"Khush, khush," he cries, gesticulating at the Egyptian-made Fiat trying to squeeze out of a tight parking place. "Come on, come on."

After tortuous maneuvers, the driver inches into the clear and the moment comes that Salim Metwalli has been waiting for since he ushered the vehicle into a narrow opening in Cairo's Nightmare Alley hours earlier.

The window in the driver's door glides down. A hand protrudes. Salim's brown hand stretches out to meet it and 10 piasters -- about 14 cents -- change owners. Another deal has been consummated in the singular business of Cairo's self-appointed parking attendants.

Throughout the Egyptian capital's commercial center, ragged men like Salim Metwalli trot up to parking automobiles, make a show of guiding the driver in and stake their claim for a 10-piaster tip on departure. Cairo wags call them "space allocation engineers." Other residents simply call them pests.

Such make-work sometimes infuriates foreigners used to parking on public streets without the shouts, gestures and outstretched palms of men like Salim. sBut they are part of economic life in Cairo, capital of a country where officially the unemployment rate is zero, but where there are more men willing to work than there is productive work for them to do.

Wherever you go in Cairo, supernumeraries are on the job. Little tea stalls on each floor of office buildings often are staffed by two persons. Visitors to government bureaucracies can see rows of desks behind which sit employes busy reading newspapers or chatting with their neighbors.
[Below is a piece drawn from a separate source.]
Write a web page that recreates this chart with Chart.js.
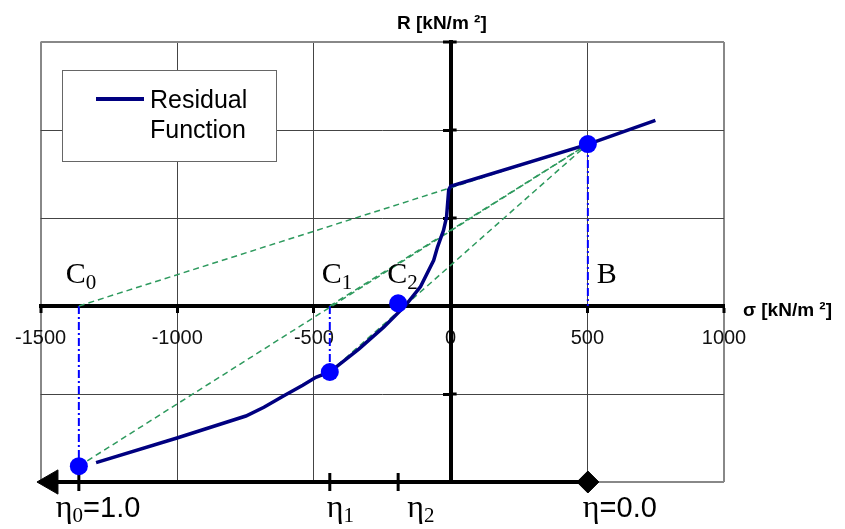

As many as four plainclothed guards sit in a cubicle at the Foreign Ministry entrance verifying the identity of visitors.

Many unneeded employes are beneficiaries of a government pledge to employ any university graduate, whether there is an opening for him or not. Others, like Salim Metwalli, are just part of the scramble to earn a living.

For the last 10 years, Salim has been one of a pair of sentries who have assigned themselves the rights to parking spots in what many call Nightmare Alley, an otherwise unnamed passage between Sheriff and Gawad Husni streets just behind Qasr el Nil Street in the heart of Cairo's business district.

On most days, he patrols from early morning until the end of the home-for-lunch rush about 3 p.m., stacking up between $1.40 and $2 in five or 10-piaster tips. Over a month, he brings home about 45 pounds, almost $65, more than many salaried employes earn.

In return, Salim tries to be helpful when drivers arrive to park. When the alley is crowded he pushes cars around to make room or create an escape route for victims of double parking. In summer, he rolls down the window for departing drivers. Those who get to know him can stop in the middle of the alley and leave their keys in their ignition with confidence that Salim will park the car when a spot opens up, then deliver the keys to the driver's office before going home.

Home for Salim is one room in a four-story house in Cairo's Shobra district near the central train station.

By U.S. standards, the house would be called a slum dwelling. It houses about 50 people all sharing a common toilet. Like Salim, his wife and their four children, the other residents also eat, sleep and live out their family lives in single rooms rented for $10 a month.

Flat loaves of coarse, unleavened bread at a penny a loaf are the big item in their diet. "We also eat a little rice, a little beans, a little macaroni and little taamiyah," said Salim.

Taamiyah, sometimes called falafil elsewhere in the Middle East, is a deep-fat-fried ball of crushed chickpeas with spices. Meat is on the menu at Salim's house only about twice a month.

Salim, 37, is not what you call poor in Egypt, however, with an income more than double the estimated annual per capita income of $368 dollars. His monthly take-home rose by 50 percent when he left a factory job 10 years ago to take up the post in Nightmare Alley, but now he is again looking for something better.

"What else can I do?" he asked. "If I could find other work, I would leave this street immediately. But you have to have money. You need it for rent. And the little ones, they eat it up."